Visual classification is a simple and self-explanatory process, at least for humans. Machines, on the other hand, have a much tougher time classifying objects in the images. Hence, classification has become one of the most engaging challenges for computer vision engineers. Whether your task is to distinguish between good and faulty products or to categorize facial expressions, similar methods can be used.
This article will showcase a basic, yet challenging and relevant classification problem (also delicious). The goal is to classify different sorts of fruit and vegetables. There are 10 distinct classes as shown in the image below.
The classic approach
The first step is to get familiar with the dataset in order to better understand the challenges of the task. It is also a good idea to write down the differencies you have noticed while looking at different classes. The two main features, not just in this case, are the color and the shape of the object. While the shape varies based on the perspective, the color can be influenced by lighting conditions. To learn more about robust color detection, check out the following article.
Another useful feature is texture. Imagine a task where you have to differentiate between a peach and a nectarine. Since they are the same color and they have the same shape, the distinguishable difference is that a peach has a rough surface while nectarine has a smooth surface.
Features mentioned above are used in the classic approach to classification. Nowadays, this is a common practice, so programs like Halcon have a built-in identifier functions to speed up the process. Halcon’s identifier is based on the color and texture features. It managed to correctly classify 69/70 images, with 1.4% error rate.
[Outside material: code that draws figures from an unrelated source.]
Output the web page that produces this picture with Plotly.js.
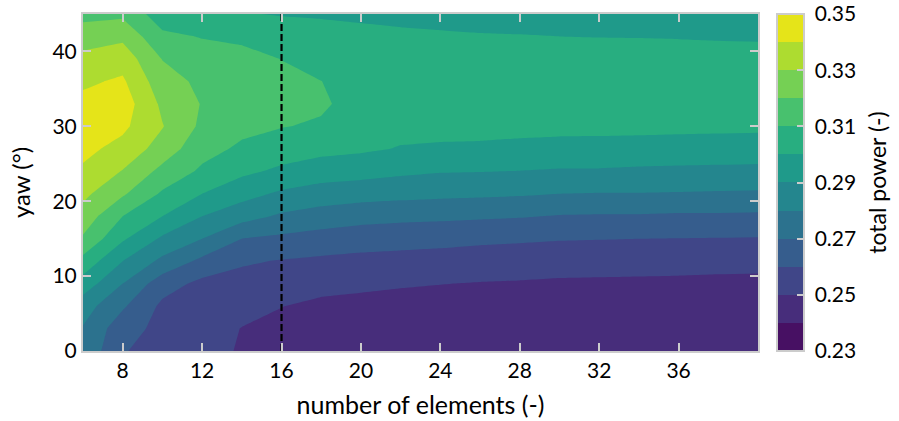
<!DOCTYPE html>
<html>
<head>
<meta charset="utf-8">
<script src="https://cdn.plot.ly/plotly-3.0.1.min.js"></script>
<style>
  html, body { margin: 0; padding: 0; background: #ffffff; }
  #chart { width: 899px; height: 421px; }
</style>
</head>
<body>
<div id="chart"></div>
<script>
// ---------------- data ----------------
const elements = [6, 8, 10, 12, 14, 16, 18, 20, 22, 24, 26, 28, 30, 32, 34, 36, 38, 40];
const yawDeg = [0, 3, 6, 9, 12, 15, 18, 21, 24, 27, 30, 33, 36, 39, 42, 45];

// total power, one row per yaw value, one column per number of elements
const totalPower = [
  [0.2780, 0.2605, 0.2570, 0.2530, 0.2492, 0.2460, 0.2445, 0.2438, 0.2436, 0.2434, 0.2432, 0.2430, 0.2428, 0.2427, 0.2426, 0.2425, 0.2424, 0.2423],
  [0.2793, 0.2640, 0.2572, 0.2536, 0.2498, 0.2475, 0.2455, 0.2448, 0.2446, 0.2444, 0.2442, 0.2440, 0.2437, 0.2436, 0.2434, 0.2433, 0.2432, 0.2431],
  [0.2845, 0.2714, 0.2580, 0.2553, 0.2527, 0.2502, 0.2480, 0.2474, 0.2470, 0.2466, 0.2463, 0.2460, 0.2457, 0.2455, 0.2453, 0.2451, 0.2449, 0.2448],
  [0.2957, 0.2800, 0.2644, 0.2575, 0.2566, 0.2548, 0.2529, 0.2518, 0.2508, 0.2502, 0.2496, 0.2492, 0.2486, 0.2484, 0.2482, 0.2480, 0.2477, 0.2475],
  [0.3067, 0.2900, 0.2775, 0.2675, 0.2612, 0.2594, 0.2582, 0.2573, 0.2567, 0.2561, 0.2553, 0.2549, 0.2543, 0.2541, 0.2539, 0.2537, 0.2533, 0.2531],
  [0.3187, 0.3014, 0.2883, 0.2800, 0.2700, 0.2679, 0.2659, 0.2643, 0.2636, 0.2629, 0.2619, 0.2613, 0.2606, 0.2603, 0.2600, 0.2598, 0.2596, 0.2594],
  [0.3260, 0.3100, 0.3000, 0.2900, 0.2839, 0.2785, 0.2757, 0.2736, 0.2726, 0.2721, 0.2714, 0.2707, 0.2694, 0.2691, 0.2691, 0.2685, 0.2685, 0.2682],
  [0.3324, 0.3214, 0.3086, 0.3000, 0.2935, 0.2884, 0.2855, 0.2841, 0.2831, 0.2822, 0.2817, 0.2811, 0.2800, 0.2796, 0.2796, 0.2793, 0.2789, 0.2786],
  [0.3384, 0.3295, 0.3171, 0.3083, 0.3021, 0.2981, 0.2950, 0.2938, 0.2919, 0.2906, 0.2903, 0.2898, 0.2891, 0.2891, 0.2885, 0.2882, 0.2879, 0.2876],
  [0.3427, 0.3367, 0.3257, 0.3135, 0.3083, 0.3048, 0.3027, 0.3015, 0.2995, 0.2989, 0.2984, 0.2973, 0.2963, 0.2961, 0.2957, 0.2953, 0.2952, 0.2949],
  [0.3465, 0.3421, 0.3305, 0.3180, 0.3125, 0.3104, 0.3088, 0.3045, 0.3025, 0.3025, 0.3030, 0.3030, 0.3030, 0.3030, 0.3028, 0.3025, 0.3022, 0.3020],
  [0.3427, 0.3453, 0.3280, 0.3195, 0.3162, 0.3135, 0.3114, 0.3063, 0.3053, 0.3052, 0.3050, 0.3052, 0.3055, 0.3056, 0.3055, 0.3055, 0.3053, 0.3052],
  [0.3383, 0.3415, 0.3239, 0.3180, 0.3165, 0.3132, 0.3101, 0.3060, 0.3060, 0.3060, 0.3060, 0.3060, 0.3062, 0.3063, 0.3063, 0.3063, 0.3062, 0.3061],
  [0.3326, 0.3358, 0.3197, 0.3145, 0.3135, 0.3098, 0.3065, 0.3045, 0.3045, 0.3045, 0.3043, 0.3042, 0.3040, 0.3040, 0.3038, 0.3037, 0.3034, 0.3032],
  [0.3254, 0.3277, 0.3121, 0.3095, 0.3078, 0.3045, 0.3028, 0.3022, 0.3014, 0.3009, 0.3005, 0.3003, 0.3000, 0.2998, 0.2997, 0.2995, 0.2992, 0.2990],
  [0.3169, 0.3180, 0.3044, 0.3012, 0.3005, 0.2995, 0.2992, 0.2985, 0.2980, 0.2977, 0.2973, 0.2971, 0.2968, 0.2967, 0.2966, 0.2965, 0.2963, 0.2962]
];

// contour levels and colour bar ticks
const levelStart = 0.23;
const levelEnd = 0.35;
const levelStep = 0.01;
const colorbarTicks = [0.23, 0.25, 0.27, 0.29, 0.31, 0.33, 0.35];
const xTicks = [8, 12, 16, 20, 24, 28, 32, 36];
const yTicks = [0, 10, 20, 30, 40];

// chosen design: 16 elements
const markedElements = [16];

// ---------------- styles ----------------
const bandColors = ['#471063', '#472d7b', '#404688', '#365d8d', '#2c728e', '#24868e',
                    '#1f9a8a', '#28ae80', '#48c16e', '#75d054', '#addc30', '#e5e419'];
const FONT = 'Lato, "Open Sans", sans-serif';
const GRAY = '#cccccc';
const TICKFONT = { family: FONT, size: 21, color: '#000000' };
const PAD = '<span style="color:#ffffff">.</span>';

// colour scale for the contour fills (plotly samples each band at (k+1)/(n+1))
const nBands = bandColors.length;
const contourScale = [[0, bandColors[0]]];
for (let k = 0; k < nBands; k++) contourScale.push([(k + 1) / (nBands + 1), bandColors[k]]);
contourScale.push([1, bandColors[nBands - 1]]);

// stepped colour scale for the colour bar
const stepScale = [];
for (let k = 0; k < nBands; k++) {
  stepScale.push([k / nBands, bandColors[k]]);
  stepScale.push([(k + 1) / nBands, bandColors[k]]);
}

const contourTrace = {
  type: 'contour',
  x: elements,
  y: yawDeg,
  z: totalPower,
  colorscale: contourScale,
  autocontour: false,
  contours: { start: levelStart, end: levelEnd, size: levelStep, coloring: 'fill', showlines: false },
  line: { width: 0, smoothing: 0 },
  showscale: false,
  hoverinfo: 'skip'
};

const markerLine = {
  type: 'scatter',
  mode: 'lines',
  x: [markedElements[0], markedElements[0]],
  y: [yawDeg[0], yawDeg[yawDeg.length - 1]],
  line: { color: '#000000', width: 2.2, dash: '7px,3px' },
  hoverinfo: 'skip',
  showlegend: false
};

const colorbarTrace = {
  type: 'scatter',
  mode: 'markers',
  x: [elements[0]],
  y: [yawDeg[0]],
  marker: {
    size: 0.1,
    opacity: 0,
    color: [levelStart],
    cmin: levelStart,
    cmax: levelEnd,
    colorscale: stepScale,
    showscale: true,
    colorbar: {
      x: 1.0288, xanchor: 'left', xref: 'paper',
      y: 0.5, yanchor: 'middle', len: 1, lenmode: 'fraction',
      thickness: 27, thicknessmode: 'pixels',
      outlinewidth: 2, outlinecolor: GRAY,
      xpad: 0, ypad: 0,
      tickmode: 'array', tickvals: colorbarTicks,
      ticktext: colorbarTicks.map(v => PAD + v.toFixed(2) + PAD),
      ticks: 'inside', ticklen: 8, tickwidth: 2, tickcolor: GRAY,
      tickfont: TICKFONT,
      title: { text: 'total power (-)', side: 'right', font: { family: FONT, size: 23, color: '#000000' } }
    }
  },
  hoverinfo: 'skip',
  showlegend: false
};

const axisCommon = {
  ticks: 'inside', ticklen: 8, tickwidth: 2, tickcolor: GRAY,
  showline: true, linecolor: GRAY, linewidth: 2, mirror: 'ticks',
  showgrid: false, zeroline: false,
  tickfont: TICKFONT
};

const layout = {
  width: 899, height: 421,
  margin: { l: 83, r: 141, t: 14, b: 70, pad: 0, autoexpand: false },
  paper_bgcolor: '#ffffff', plot_bgcolor: '#ffffff',
  showlegend: false,
  font: { family: FONT, size: 21, color: '#000000' },
  xaxis: Object.assign({}, axisCommon, {
    range: [elements[0], elements[elements.length - 1]],
    tickmode: 'array', tickvals: xTicks,
    title: { text: 'number of elements (-)', font: { family: FONT, size: 25, color: '#000000' }, standoff: 15 }
  }),
  yaxis: Object.assign({}, axisCommon, {
    range: [yawDeg[0], yawDeg[yawDeg.length - 1]],
    tickmode: 'array', tickvals: yTicks,
    title: { text: 'yaw (°)', font: { family: FONT, size: 24, color: '#000000' }, standoff: 15 }
  })
};

Plotly.newPlot('chart', [contourTrace, markerLine, colorbarTrace], layout, { displayModeBar: false, staticPlot: true });
</script>
</body>
</html>
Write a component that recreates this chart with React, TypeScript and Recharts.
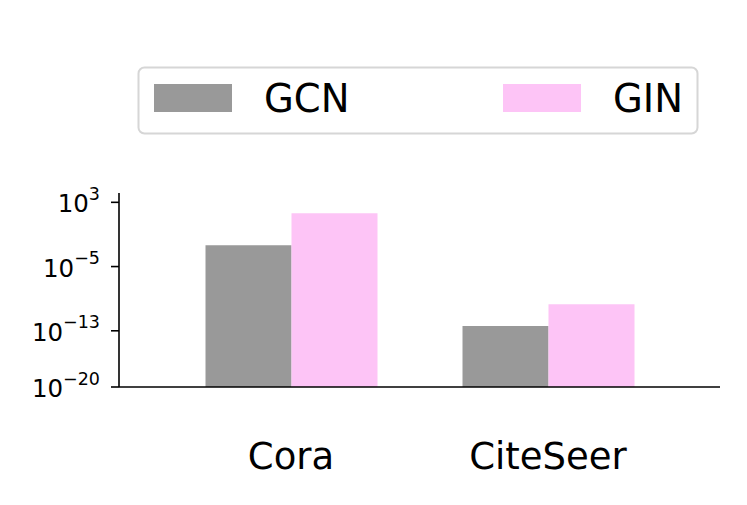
import { BarChart, Bar, XAxis, YAxis, Legend } from 'recharts';

const categories = ['Cora', 'CiteSeer'];
const gcnValues = [4.5e-3, 4e-13];
const ginValues = [45, 2e-10];
const yTicks = [1e-20, 1e-13, 1e-5, 1e3];
const yTickExponents = ['−20', '−13', '−5', '3'];

const COLORS = { GCN: '#999999', GIN: '#fdc4f6' };
const FONT = 'DejaVu Sans';

const data = categories.map((name, i) => ({ name, GCN: gcnValues[i], GIN: ginValues[i] }));

function YTick(props: any) {
  const { x, y, index } = props;
  return (
    <text x={x} y={y + 10} textAnchor="end" fontFamily={FONT} fill="#000">
      <tspan fontSize={24.5}>10</tspan>
      <tspan fontSize={17.5} dy={-12.5}>{yTickExponents[index]}</tspan>
    </text>
  );
}

function XTick(props: any) {
  const { x, y, payload } = props;
  return (
    <text x={x} y={y + 82} textAnchor="middle" fontFamily={FONT} fontSize={37} fill="#000">
      {payload.value}
    </text>
  );
}

function LegendBox(props: any) {
  const items = props.payload || [];
  const slots = [
    { patch: 17, text: 127 },
    { patch: 366, text: 476 },
  ];
  return (
    <svg width={564} height={70}>
      <rect x={1.5} y={1.5} width={559} height={66} rx={6} fill="#fff" stroke="#d6d6d6" strokeWidth={2} />
      {items.map((it: any, i: number) => (
        <g key={it.value}>
          <rect x={slots[i].patch} y={18} width={78} height={28} fill={it.color} />
          <text x={slots[i].text} y={46} fontFamily={FONT} fontSize={38.5} fill="#000">
            {it.value}
          </text>
        </g>
      ))}
    </svg>
  );
}

export default function App() {
  return (
    <div style={{ position: 'absolute', left: 0, top: 0, width: 747, height: 505, background: '#fff' }}>
      <BarChart
        width={747}
        height={505}
        data={data}
        margin={{ top: 193, right: 27, bottom: 0, left: 0 }}
        barCategoryGap={43}
        barGap={0}
      >
        <XAxis
          dataKey="name"
          height={118}
          padding={{ left: 43.5, right: 43.5 }}
          tickLine={false}
          tickSize={0}
          tickMargin={0}
          axisLine={{ stroke: '#000', strokeWidth: 1.6 }}
          tick={<XTick />}
        />
        <YAxis
          type="number"
          scale="log"
          domain={[1e-20, 1.45e4]}
          allowDataOverflow
          ticks={yTicks}
          width={119}
          tickSize={8}
          tickMargin={11}
          axisLine={{ stroke: '#000', strokeWidth: 1.6 }}
          tickLine={{ stroke: '#000', strokeWidth: 1.6 }}
          tick={<YTick />}
        />
        <Legend
          layout="horizontal"
          verticalAlign="middle"
          align="center"
          wrapperStyle={{ left: 137, top: 66, width: 564, height: 70 }}
          content={<LegendBox />}
        />
        <Bar dataKey="GCN" fill={COLORS.GCN} isAnimationActive={false} />
        <Bar dataKey="GIN" fill={COLORS.GIN} isAnimationActive={false} />
      </BarChart>
    </div>
  );
}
What happens if the conditions are not perfect? One of the potential uses of this concept could be at the fruit/vegetable weighing stations in the grocery stores. In that case, the fruit and vegetables are in a plastic bag, which can significantly interfere with texture detection. The plastic cover was added to simulate the plastic bag and, in this case, the identifier manages to correctly classify only 60/70 images, with 14,8% error rate. This is not good enough since most classification tasks require error rate lesser than 5%.
Another popular approach to classification is deep learning. It is a machine learning technique based on artificial neural networks which are designed to mimic human brain. They can learn from data without specifying which features to look at. For example, when humans see a lemon, they do not really think about its color and shape, they simply know it is a lemon because they have seen it many times before.
Therefore, deep learning is a really powerful tool which also requires a certain computational power while training the model. On the contrary, it is not that difficult to implement, since there is a lot of deep learning libraries which do most of the work for you. Similarly to the previous method, it only requires a correctly labeled dataset, with optional preprocessing.
Deep learning method was applied on the second datased, with a plastic cover on the fruit and vegetables and it correctly classified 70/70 images, with 0% error rate.
In conclusion, comparing apples and oranges is not as easy as it sounds, unless you are using deep learning.